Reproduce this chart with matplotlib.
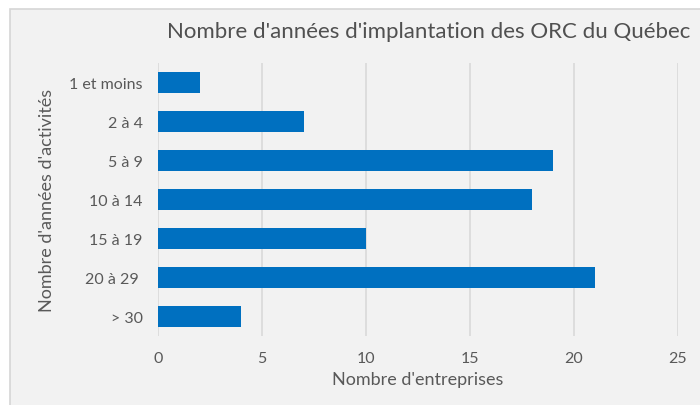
import matplotlib
matplotlib.use("Agg")
import matplotlib.pyplot as plt
from matplotlib.patches import Rectangle

categories = ["1 et moins", "2 à 4", "5 à 9", "10 à 14", "15 à 19", "20 à 29 ", "> 30"]
values = [2, 7, 19, 18, 10, 21, 4]
xticks = [0, 5, 10, 15, 20, 25]

title = "Nombre d'années d'implantation des ORC du Québec"
xlabel = "Nombre d'entreprises"
ylabel = "Nombre d'années d'activités"

plt.rcParams['font.family'] = ['Lato', 'DejaVu Sans']
text_color = "#595959"
bg = "#f2f2f2"

fig = plt.figure(figsize=(7, 4.06), dpi=100, facecolor="white")
bgax = fig.add_axes([0, 0, 1, 1], zorder=-10)
bgax.set_axis_off()
bgax.set_xlim(0, 1)
bgax.set_ylim(0, 1)
bgax.add_patch(Rectangle((10 / 700, -0.01), 1, 1 - 10 / 406 + 0.01,
                         facecolor=bg, edgecolor="#d6d6d6", linewidth=1.2))

ax = fig.add_axes([158 / 700, 1 - 337 / 406, 520 / 700, 273 / 406])
ax.set_facecolor(bg)

pos = list(range(len(categories)))
ax.barh(pos, values, height=0.56, color="#0070C0", zorder=3)
ax.set_ylim(len(categories) - 0.5, -0.5)
ax.set_xlim(0, 25)
ax.set_xticks(xticks)
ax.set_yticks(pos)
ax.set_yticklabels(categories)
ax.grid(axis="x", color="#d9d9d9", linewidth=1.2, zorder=0)
ax.grid(axis="y", visible=False)
ax.set_axisbelow(True)
for s in ax.spines.values():
    s.set_visible(False)
ax.tick_params(axis="both", length=0, labelsize=11.5, colors=text_color)
ax.tick_params(axis="x", pad=11)
ax.tick_params(axis="y", pad=11)

ax.set_xlabel(xlabel, fontsize=13, color=text_color, labelpad=4)
ax.set_ylabel(ylabel, fontsize=13, color=text_color, labelpad=10)
fig.text(429 / 700, 1 - 32 / 406, title, ha="center", va="center",
         fontsize=16, color="#505050")

fig.savefig("out.png", dpi=100, facecolor=fig.get_facecolor())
_____
The request: Copy out all of the data word for word. Do not carry over any picture.

Full answer:
Reproduce this chart with matplotlib.
import matplotlib
matplotlib.use("Agg")
import matplotlib.pyplot as plt
from matplotlib.patches import Rectangle

categories = ["1 et moins", "2 à 4", "5 à 9", "10 à 14", "15 à 19", "20 à 29 ", "> 30"]
values = [2, 7, 19, 18, 10, 21, 4]
xticks = [0, 5, 10, 15, 20, 25]

title = "Nombre d'années d'implantation des ORC du Québec"
xlabel = "Nombre d'entreprises"
ylabel = "Nombre d'années d'activités"

plt.rcParams['font.family'] = ['Lato', 'DejaVu Sans']
text_color = "#595959"
bg = "#f2f2f2"

fig = plt.figure(figsize=(7, 4.06), dpi=100, facecolor="white")
bgax = fig.add_axes([0, 0, 1, 1], zorder=-10)
bgax.set_axis_off()
bgax.set_xlim(0, 1)
bgax.set_ylim(0, 1)
bgax.add_patch(Rectangle((10 / 700, -0.01), 1, 1 - 10 / 406 + 0.01,
                         facecolor=bg, edgecolor="#d6d6d6", linewidth=1.2))

ax = fig.add_axes([158 / 700, 1 - 337 / 406, 520 / 700, 273 / 406])
ax.set_facecolor(bg)

pos = list(range(len(categories)))
ax.barh(pos, values, height=0.56, color="#0070C0", zorder=3)
ax.set_ylim(len(categories) - 0.5, -0.5)
ax.set_xlim(0, 25)
ax.set_xticks(xticks)
ax.set_yticks(pos)
ax.set_yticklabels(categories)
ax.grid(axis="x", color="#d9d9d9", linewidth=1.2, zorder=0)
ax.grid(axis="y", visible=False)
ax.set_axisbelow(True)
for s in ax.spines.values():
    s.set_visible(False)
ax.tick_params(axis="both", length=0, labelsize=11.5, colors=text_color)
ax.tick_params(axis="x", pad=11)
ax.tick_params(axis="y", pad=11)

ax.set_xlabel(xlabel, fontsize=13, color=text_color, labelpad=4)
ax.set_ylabel(ylabel, fontsize=13, color=text_color, labelpad=10)
fig.text(429 / 700, 1 - 32 / 406, title, ha="center", va="center",
         fontsize=16, color="#505050")

fig.savefig("out.png", dpi=100, facecolor=fig.get_facecolor())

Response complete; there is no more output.